## Begin

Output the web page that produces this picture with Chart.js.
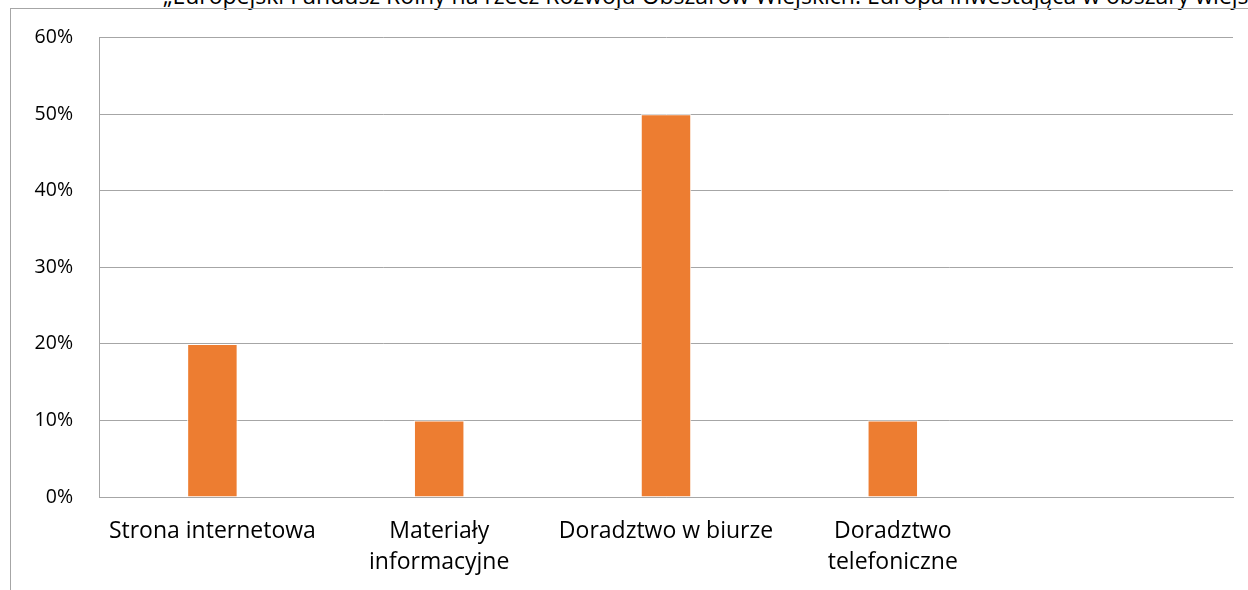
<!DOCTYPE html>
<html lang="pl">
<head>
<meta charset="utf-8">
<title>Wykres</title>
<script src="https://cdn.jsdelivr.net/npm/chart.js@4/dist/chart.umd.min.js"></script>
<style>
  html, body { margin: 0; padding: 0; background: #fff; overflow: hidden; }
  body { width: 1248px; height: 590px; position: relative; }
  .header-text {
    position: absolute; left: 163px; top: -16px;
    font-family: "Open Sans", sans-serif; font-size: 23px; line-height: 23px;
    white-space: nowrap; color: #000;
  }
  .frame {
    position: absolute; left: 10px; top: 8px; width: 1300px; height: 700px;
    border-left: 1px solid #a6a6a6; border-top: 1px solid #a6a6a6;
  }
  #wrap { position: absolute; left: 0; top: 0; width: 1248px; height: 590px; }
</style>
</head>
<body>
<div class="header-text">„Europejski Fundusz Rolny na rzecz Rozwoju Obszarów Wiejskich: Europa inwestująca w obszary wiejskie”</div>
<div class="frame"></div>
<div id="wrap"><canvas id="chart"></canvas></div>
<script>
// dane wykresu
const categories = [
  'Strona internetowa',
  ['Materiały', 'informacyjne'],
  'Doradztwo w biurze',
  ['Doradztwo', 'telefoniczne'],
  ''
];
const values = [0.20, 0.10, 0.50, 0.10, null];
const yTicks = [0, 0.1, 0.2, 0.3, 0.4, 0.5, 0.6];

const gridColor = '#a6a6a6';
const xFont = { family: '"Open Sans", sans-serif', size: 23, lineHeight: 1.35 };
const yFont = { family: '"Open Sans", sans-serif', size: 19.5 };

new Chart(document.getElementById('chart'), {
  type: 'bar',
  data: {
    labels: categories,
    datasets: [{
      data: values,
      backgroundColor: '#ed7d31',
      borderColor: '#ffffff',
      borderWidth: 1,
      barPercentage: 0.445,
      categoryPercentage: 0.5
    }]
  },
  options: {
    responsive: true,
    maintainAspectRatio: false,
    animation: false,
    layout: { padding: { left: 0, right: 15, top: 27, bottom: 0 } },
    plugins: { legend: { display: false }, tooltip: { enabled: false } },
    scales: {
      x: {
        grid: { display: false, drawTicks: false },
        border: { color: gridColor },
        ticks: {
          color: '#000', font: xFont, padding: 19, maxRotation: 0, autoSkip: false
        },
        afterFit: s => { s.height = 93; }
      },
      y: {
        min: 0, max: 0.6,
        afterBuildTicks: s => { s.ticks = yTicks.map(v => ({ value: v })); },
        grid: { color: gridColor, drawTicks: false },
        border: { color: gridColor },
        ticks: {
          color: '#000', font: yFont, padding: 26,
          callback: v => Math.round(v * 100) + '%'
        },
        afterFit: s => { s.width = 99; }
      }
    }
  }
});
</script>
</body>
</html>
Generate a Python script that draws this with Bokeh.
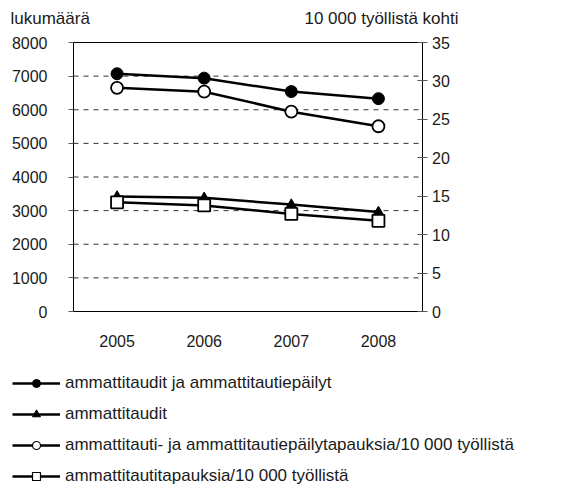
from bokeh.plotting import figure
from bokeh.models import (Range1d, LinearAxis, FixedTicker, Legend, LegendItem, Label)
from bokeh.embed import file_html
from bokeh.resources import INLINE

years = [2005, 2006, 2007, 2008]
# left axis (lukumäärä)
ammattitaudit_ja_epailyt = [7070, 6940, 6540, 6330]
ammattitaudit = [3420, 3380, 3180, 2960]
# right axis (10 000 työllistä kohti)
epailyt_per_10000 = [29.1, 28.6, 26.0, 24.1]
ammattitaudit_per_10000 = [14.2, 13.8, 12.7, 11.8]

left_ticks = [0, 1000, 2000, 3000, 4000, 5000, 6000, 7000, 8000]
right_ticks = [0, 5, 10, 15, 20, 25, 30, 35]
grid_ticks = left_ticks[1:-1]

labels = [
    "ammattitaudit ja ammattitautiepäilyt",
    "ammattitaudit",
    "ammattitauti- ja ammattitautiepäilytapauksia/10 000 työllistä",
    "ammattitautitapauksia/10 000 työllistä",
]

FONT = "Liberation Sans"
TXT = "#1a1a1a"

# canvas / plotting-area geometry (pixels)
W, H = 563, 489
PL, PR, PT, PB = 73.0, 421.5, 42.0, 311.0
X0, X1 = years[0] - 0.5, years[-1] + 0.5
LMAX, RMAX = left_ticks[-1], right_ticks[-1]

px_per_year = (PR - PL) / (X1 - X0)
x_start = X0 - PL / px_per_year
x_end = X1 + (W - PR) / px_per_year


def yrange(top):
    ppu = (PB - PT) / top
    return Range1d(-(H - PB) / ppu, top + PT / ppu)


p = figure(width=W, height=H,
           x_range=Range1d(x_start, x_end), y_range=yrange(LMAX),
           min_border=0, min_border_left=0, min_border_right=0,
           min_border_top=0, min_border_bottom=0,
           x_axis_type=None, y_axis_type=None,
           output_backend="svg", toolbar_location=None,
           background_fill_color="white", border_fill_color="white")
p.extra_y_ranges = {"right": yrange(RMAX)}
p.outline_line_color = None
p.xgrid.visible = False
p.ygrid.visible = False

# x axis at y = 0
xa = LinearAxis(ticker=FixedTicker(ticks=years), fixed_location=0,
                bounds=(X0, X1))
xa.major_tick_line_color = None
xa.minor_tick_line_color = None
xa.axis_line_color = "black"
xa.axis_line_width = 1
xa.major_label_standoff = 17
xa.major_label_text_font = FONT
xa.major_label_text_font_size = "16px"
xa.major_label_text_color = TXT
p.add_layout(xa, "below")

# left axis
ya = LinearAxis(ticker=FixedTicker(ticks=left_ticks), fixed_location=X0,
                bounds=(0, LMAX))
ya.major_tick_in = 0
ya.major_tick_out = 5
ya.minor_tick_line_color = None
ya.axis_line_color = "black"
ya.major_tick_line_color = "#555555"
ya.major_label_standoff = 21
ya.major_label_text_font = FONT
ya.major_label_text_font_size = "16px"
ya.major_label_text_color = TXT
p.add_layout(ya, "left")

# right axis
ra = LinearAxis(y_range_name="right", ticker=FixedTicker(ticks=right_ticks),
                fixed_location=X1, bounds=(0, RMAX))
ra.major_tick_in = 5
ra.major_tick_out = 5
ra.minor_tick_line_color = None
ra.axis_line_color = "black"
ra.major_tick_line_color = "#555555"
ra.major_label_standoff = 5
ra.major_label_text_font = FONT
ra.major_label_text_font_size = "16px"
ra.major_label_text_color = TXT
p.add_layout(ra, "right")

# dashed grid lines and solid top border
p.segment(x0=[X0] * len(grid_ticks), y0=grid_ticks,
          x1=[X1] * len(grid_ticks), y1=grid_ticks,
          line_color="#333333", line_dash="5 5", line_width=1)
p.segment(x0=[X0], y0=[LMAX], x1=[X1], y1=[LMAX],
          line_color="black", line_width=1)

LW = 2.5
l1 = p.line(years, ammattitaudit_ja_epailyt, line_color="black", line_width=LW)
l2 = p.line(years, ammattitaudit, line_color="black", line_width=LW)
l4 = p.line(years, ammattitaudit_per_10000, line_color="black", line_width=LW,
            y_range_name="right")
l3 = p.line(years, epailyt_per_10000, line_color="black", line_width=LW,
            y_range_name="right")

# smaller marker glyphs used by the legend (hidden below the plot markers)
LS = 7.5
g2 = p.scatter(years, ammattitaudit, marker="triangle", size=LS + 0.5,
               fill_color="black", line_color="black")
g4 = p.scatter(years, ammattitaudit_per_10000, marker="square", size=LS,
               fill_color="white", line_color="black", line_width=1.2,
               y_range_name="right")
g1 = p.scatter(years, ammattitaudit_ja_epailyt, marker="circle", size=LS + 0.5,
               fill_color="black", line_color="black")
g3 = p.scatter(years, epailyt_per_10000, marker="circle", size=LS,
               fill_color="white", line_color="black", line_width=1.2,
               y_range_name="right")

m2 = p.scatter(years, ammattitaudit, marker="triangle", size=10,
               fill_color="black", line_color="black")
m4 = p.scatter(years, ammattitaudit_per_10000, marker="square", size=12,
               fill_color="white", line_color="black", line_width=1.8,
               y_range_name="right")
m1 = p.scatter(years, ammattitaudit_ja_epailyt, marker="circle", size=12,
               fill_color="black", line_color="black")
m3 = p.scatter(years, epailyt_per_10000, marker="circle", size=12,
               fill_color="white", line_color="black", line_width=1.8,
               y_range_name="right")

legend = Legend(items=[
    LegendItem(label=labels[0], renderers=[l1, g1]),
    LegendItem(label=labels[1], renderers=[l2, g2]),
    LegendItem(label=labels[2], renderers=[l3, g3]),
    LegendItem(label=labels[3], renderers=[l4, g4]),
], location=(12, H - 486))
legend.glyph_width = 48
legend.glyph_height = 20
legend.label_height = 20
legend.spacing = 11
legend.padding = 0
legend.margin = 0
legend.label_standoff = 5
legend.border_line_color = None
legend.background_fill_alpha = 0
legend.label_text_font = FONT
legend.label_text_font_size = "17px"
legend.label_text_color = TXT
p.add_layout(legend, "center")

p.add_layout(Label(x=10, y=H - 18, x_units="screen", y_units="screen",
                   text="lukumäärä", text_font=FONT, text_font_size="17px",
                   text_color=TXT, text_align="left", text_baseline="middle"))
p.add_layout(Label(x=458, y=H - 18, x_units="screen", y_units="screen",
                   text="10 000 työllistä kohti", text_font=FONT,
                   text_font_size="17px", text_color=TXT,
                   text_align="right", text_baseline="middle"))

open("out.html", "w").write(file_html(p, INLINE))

## End

Starting at the top of the listing above, reproduce each line up to and including the one with "sans-serif', size: 19.5"; omit the pictures.

Output the web page that produces this picture with Chart.js.
<!DOCTYPE html>
<html lang="pl">
<head>
<meta charset="utf-8">
<title>Wykres</title>
<script src="https://cdn.jsdelivr.net/npm/chart.js@4/dist/chart.umd.min.js"></script>
<style>
  html, body { margin: 0; padding: 0; background: #fff; overflow: hidden; }
  body { width: 1248px; height: 590px; position: relative; }
  .header-text {
    position: absolute; left: 163px; top: -16px;
    font-family: "Open Sans", sans-serif; font-size: 23px; line-height: 23px;
    white-space: nowrap; color: #000;
  }
  .frame {
    position: absolute; left: 10px; top: 8px; width: 1300px; height: 700px;
    border-left: 1px solid #a6a6a6; border-top: 1px solid #a6a6a6;
  }
  #wrap { position: absolute; left: 0; top: 0; width: 1248px; height: 590px; }
</style>
</head>
<body>
<div class="header-text">„Europejski Fundusz Rolny na rzecz Rozwoju Obszarów Wiejskich: Europa inwestująca w obszary wiejskie”</div>
<div class="frame"></div>
<div id="wrap"><canvas id="chart"></canvas></div>
<script>
// dane wykresu
const categories = [
  'Strona internetowa',
  ['Materiały', 'informacyjne'],
  'Doradztwo w biurze',
  ['Doradztwo', 'telefoniczne'],
  ''
];
const values = [0.20, 0.10, 0.50, 0.10, null];
const yTicks = [0, 0.1, 0.2, 0.3, 0.4, 0.5, 0.6];

const gridColor = '#a6a6a6';
const xFont = { family: '"Open Sans", sans-serif', size: 23, lineHeight: 1.35 };
const yFont = { family: '"Open Sans", sans-serif', size: 19.5 };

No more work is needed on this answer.